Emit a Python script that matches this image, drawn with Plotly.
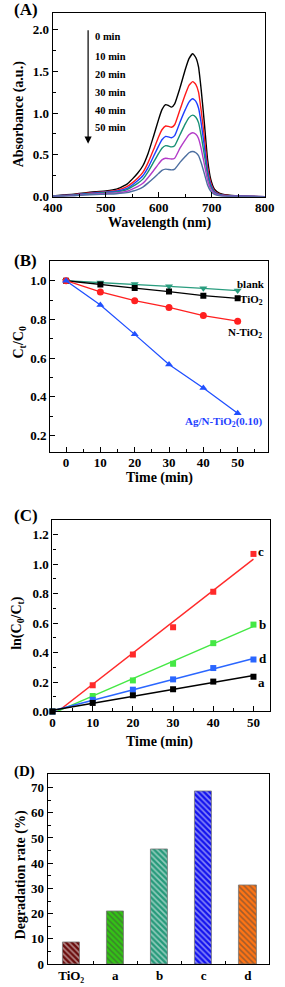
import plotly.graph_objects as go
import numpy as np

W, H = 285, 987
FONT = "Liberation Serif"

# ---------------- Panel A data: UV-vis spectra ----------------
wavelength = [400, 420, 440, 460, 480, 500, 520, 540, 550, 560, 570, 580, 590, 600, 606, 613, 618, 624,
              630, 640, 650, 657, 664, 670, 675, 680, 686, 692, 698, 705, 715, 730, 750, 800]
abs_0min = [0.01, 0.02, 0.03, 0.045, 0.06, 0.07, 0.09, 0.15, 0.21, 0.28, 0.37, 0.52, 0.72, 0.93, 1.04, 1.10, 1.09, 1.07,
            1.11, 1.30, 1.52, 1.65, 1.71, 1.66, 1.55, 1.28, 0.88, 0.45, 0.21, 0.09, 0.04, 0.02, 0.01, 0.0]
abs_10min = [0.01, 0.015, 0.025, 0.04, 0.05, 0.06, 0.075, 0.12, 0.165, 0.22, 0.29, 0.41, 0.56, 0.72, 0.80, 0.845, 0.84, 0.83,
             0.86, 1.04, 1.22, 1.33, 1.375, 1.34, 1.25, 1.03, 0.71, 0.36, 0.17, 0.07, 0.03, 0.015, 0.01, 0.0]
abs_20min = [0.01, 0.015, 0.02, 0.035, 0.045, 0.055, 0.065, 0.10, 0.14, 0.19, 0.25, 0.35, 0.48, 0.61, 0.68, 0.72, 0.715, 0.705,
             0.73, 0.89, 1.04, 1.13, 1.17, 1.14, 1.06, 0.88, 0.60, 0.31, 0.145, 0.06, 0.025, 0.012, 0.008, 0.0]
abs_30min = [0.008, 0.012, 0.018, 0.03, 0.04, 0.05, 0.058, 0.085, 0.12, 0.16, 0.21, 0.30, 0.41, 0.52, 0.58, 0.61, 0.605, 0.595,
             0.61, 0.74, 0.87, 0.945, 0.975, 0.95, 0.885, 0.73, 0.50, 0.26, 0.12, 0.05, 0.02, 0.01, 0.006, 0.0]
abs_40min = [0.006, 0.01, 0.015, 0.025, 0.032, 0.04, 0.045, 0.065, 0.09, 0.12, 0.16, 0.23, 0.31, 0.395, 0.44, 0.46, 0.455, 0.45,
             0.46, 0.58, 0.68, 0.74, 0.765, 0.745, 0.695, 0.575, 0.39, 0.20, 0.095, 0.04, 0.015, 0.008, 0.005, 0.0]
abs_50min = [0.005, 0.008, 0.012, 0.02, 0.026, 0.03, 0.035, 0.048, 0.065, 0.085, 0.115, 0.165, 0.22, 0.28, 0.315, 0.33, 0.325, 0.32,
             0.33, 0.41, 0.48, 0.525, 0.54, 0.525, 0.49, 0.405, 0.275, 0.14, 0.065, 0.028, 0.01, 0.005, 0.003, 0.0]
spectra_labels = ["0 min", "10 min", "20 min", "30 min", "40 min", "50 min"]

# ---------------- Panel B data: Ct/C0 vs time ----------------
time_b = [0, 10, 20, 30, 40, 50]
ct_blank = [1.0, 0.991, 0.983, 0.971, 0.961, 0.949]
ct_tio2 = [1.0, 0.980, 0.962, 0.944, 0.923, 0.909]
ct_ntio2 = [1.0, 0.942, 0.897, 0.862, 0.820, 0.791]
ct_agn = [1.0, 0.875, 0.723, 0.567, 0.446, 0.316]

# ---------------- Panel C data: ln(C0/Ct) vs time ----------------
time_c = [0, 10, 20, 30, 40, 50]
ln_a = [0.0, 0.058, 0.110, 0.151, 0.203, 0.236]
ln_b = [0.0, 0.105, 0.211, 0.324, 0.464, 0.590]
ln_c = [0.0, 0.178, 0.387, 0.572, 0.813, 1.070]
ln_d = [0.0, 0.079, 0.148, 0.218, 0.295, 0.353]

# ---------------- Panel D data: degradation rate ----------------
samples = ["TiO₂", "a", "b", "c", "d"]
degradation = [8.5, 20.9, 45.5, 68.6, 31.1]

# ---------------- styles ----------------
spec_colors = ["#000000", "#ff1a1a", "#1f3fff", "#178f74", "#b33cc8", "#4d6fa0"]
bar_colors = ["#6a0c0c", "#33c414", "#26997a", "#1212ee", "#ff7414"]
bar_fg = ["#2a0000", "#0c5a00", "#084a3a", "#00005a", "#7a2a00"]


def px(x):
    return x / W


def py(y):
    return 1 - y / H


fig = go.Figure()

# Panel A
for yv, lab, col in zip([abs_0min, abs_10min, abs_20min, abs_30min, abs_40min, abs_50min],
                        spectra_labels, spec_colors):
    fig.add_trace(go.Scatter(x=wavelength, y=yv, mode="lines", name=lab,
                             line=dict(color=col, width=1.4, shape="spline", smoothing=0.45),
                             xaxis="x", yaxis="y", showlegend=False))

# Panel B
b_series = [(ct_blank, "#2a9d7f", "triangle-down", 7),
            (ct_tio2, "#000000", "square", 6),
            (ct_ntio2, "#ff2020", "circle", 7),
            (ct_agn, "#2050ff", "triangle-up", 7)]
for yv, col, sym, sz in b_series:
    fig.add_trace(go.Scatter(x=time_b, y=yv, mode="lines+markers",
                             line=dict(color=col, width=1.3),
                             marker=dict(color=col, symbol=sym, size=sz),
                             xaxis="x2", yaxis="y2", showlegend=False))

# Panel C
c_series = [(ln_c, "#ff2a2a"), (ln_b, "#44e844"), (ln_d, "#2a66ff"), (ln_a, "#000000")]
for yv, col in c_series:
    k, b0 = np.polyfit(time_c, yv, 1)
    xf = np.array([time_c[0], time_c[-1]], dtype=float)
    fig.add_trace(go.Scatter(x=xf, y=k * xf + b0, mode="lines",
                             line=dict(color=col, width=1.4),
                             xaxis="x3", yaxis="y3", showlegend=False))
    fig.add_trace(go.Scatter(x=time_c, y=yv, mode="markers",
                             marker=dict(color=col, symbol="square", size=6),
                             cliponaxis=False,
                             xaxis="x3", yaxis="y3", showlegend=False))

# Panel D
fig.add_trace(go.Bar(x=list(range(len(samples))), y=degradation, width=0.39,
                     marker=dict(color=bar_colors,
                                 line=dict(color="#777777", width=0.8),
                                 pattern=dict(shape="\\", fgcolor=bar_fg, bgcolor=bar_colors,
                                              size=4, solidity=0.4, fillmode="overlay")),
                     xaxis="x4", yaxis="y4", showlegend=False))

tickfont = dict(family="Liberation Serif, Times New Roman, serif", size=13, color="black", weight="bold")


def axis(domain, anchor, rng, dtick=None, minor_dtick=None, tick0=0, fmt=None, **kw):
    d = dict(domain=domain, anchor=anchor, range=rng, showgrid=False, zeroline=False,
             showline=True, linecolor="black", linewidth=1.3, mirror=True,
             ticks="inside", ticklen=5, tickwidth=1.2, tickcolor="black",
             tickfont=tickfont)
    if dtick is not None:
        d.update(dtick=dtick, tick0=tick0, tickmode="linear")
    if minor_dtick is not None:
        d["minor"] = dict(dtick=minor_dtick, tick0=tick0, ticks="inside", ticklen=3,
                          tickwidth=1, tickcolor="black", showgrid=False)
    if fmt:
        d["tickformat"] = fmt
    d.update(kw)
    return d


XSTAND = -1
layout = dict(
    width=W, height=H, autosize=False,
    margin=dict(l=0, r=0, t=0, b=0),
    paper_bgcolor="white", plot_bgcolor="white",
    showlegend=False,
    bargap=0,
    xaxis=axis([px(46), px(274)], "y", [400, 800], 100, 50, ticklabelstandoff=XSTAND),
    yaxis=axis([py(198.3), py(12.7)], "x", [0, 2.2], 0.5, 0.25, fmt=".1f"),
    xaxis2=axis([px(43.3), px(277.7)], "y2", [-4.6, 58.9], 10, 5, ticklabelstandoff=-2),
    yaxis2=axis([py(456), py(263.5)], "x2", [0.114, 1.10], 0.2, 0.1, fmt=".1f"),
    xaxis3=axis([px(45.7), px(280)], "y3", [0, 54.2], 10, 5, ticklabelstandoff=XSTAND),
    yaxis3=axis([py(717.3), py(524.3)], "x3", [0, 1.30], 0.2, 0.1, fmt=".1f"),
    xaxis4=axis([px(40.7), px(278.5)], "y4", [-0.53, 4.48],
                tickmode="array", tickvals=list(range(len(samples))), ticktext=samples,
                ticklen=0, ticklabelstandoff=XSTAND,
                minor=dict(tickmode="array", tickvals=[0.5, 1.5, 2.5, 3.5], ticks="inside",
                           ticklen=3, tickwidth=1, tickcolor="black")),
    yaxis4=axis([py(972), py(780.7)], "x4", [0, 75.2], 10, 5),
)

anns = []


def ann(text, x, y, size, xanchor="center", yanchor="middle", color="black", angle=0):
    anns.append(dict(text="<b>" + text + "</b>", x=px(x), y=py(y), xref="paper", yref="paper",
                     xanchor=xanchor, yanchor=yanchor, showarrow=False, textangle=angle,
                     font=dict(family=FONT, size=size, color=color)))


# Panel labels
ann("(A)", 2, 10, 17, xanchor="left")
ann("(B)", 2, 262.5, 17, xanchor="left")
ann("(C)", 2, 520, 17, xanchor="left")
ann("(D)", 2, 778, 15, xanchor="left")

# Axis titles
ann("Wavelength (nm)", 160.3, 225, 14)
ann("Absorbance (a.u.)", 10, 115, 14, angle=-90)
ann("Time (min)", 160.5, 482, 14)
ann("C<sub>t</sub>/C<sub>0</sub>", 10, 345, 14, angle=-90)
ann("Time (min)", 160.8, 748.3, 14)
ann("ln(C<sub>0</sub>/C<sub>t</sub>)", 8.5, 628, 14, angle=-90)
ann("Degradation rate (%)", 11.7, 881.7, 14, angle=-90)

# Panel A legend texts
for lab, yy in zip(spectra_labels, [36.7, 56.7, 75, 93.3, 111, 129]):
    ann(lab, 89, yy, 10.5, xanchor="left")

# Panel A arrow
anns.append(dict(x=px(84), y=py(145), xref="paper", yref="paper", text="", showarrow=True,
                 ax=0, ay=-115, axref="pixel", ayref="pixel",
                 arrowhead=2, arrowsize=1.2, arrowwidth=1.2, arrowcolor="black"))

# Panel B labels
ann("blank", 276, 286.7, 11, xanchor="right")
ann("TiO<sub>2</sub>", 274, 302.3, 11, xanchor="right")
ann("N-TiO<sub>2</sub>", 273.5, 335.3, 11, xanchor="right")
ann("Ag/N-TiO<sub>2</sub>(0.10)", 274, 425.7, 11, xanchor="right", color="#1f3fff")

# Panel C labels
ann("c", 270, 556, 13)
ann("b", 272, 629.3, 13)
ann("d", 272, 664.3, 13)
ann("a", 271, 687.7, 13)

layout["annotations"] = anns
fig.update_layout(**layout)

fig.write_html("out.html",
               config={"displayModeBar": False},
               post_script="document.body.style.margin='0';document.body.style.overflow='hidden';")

:: Stated task ::
Repeat, exactly and in full, each line from the start of the data to the line that contains "ct_agn = [1.0, 0.875, 0.723, 0.567, 0.446, 0.316]". Pictures do not go in.

:: Answer to the task ::
Emit a Python script that matches this image, drawn with Plotly.
import plotly.graph_objects as go
import numpy as np

W, H = 285, 987
FONT = "Liberation Serif"

# ---------------- Panel A data: UV-vis spectra ----------------
wavelength = [400, 420, 440, 460, 480, 500, 520, 540, 550, 560, 570, 580, 590, 600, 606, 613, 618, 624,
              630, 640, 650, 657, 664, 670, 675, 680, 686, 692, 698, 705, 715, 730, 750, 800]
abs_0min = [0.01, 0.02, 0.03, 0.045, 0.06, 0.07, 0.09, 0.15, 0.21, 0.28, 0.37, 0.52, 0.72, 0.93, 1.04, 1.10, 1.09, 1.07,
            1.11, 1.30, 1.52, 1.65, 1.71, 1.66, 1.55, 1.28, 0.88, 0.45, 0.21, 0.09, 0.04, 0.02, 0.01, 0.0]
abs_10min = [0.01, 0.015, 0.025, 0.04, 0.05, 0.06, 0.075, 0.12, 0.165, 0.22, 0.29, 0.41, 0.56, 0.72, 0.80, 0.845, 0.84, 0.83,
             0.86, 1.04, 1.22, 1.33, 1.375, 1.34, 1.25, 1.03, 0.71, 0.36, 0.17, 0.07, 0.03, 0.015, 0.01, 0.0]
abs_20min = [0.01, 0.015, 0.02, 0.035, 0.045, 0.055, 0.065, 0.10, 0.14, 0.19, 0.25, 0.35, 0.48, 0.61, 0.68, 0.72, 0.715, 0.705,
             0.73, 0.89, 1.04, 1.13, 1.17, 1.14, 1.06, 0.88, 0.60, 0.31, 0.145, 0.06, 0.025, 0.012, 0.008, 0.0]
abs_30min = [0.008, 0.012, 0.018, 0.03, 0.04, 0.05, 0.058, 0.085, 0.12, 0.16, 0.21, 0.30, 0.41, 0.52, 0.58, 0.61, 0.605, 0.595,
             0.61, 0.74, 0.87, 0.945, 0.975, 0.95, 0.885, 0.73, 0.50, 0.26, 0.12, 0.05, 0.02, 0.01, 0.006, 0.0]
abs_40min = [0.006, 0.01, 0.015, 0.025, 0.032, 0.04, 0.045, 0.065, 0.09, 0.12, 0.16, 0.23, 0.31, 0.395, 0.44, 0.46, 0.455, 0.45,
             0.46, 0.58, 0.68, 0.74, 0.765, 0.745, 0.695, 0.575, 0.39, 0.20, 0.095, 0.04, 0.015, 0.008, 0.005, 0.0]
abs_50min = [0.005, 0.008, 0.012, 0.02, 0.026, 0.03, 0.035, 0.048, 0.065, 0.085, 0.115, 0.165, 0.22, 0.28, 0.315, 0.33, 0.325, 0.32,
             0.33, 0.41, 0.48, 0.525, 0.54, 0.525, 0.49, 0.405, 0.275, 0.14, 0.065, 0.028, 0.01, 0.005, 0.003, 0.0]
spectra_labels = ["0 min", "10 min", "20 min", "30 min", "40 min", "50 min"]

# ---------------- Panel B data: Ct/C0 vs time ----------------
time_b = [0, 10, 20, 30, 40, 50]
ct_blank = [1.0, 0.991, 0.983, 0.971, 0.961, 0.949]
ct_tio2 = [1.0, 0.980, 0.962, 0.944, 0.923, 0.909]
ct_ntio2 = [1.0, 0.942, 0.897, 0.862, 0.820, 0.791]
ct_agn = [1.0, 0.875, 0.723, 0.567, 0.446, 0.316]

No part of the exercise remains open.